Partnerships That Go Beyond Contracts

It’s easy to sign supply agreements, but deeper partnerships form only when both sides share a willingness to tackle tough technical challenges in real time. Some of our oldest customer relationships started with nothing but a problematic process or a runaway impurity. Problem-solving means dedicating real plant resources, opening books on raw material traceability, or sending our staff to customer sites for joint troubleshooting. Every time we move from transactional sales to partnerships built on joint development, both sides gain a flexibility and trust that can weather changing market conditions. Clients stick with suppliers who solve problems, not just deliver products, and we never lose sight of the value of on-the-ground expertise—whether it’s tweaking a process flow or launching a tailored packaging solution.

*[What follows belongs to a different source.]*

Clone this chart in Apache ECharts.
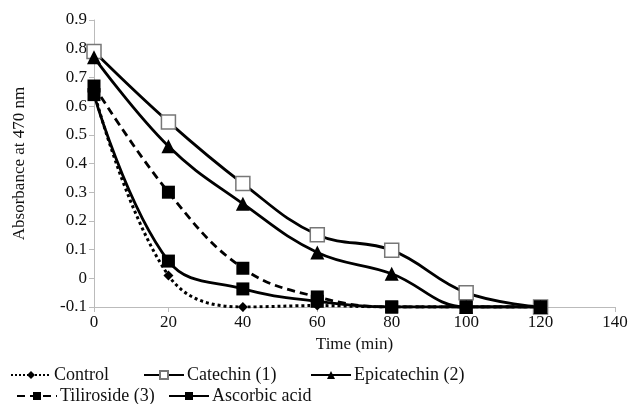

The Human Side of Industrial Chemistry

Day in and day out, the work in a fluorine chemicals plant requires as much care for people as for molecules. We make choices about overtime, shift rotation, and hazard pay that directly influence morale. Transparent communication, from management on down, keeps everyone on the same page. There’s a sense of pride when a team beats a tough production target or zeroes out an emission spike. These moments rarely show up in quarterly reports but shape the company’s reputation for years. As industries continue to push for cleaner, safer, and more reliable chemical supply, our factory—its people, its systems, and the practical intelligence gained from decades on the floor—forms both the backbone and the future of Ruifeng Fluorine Chemicals.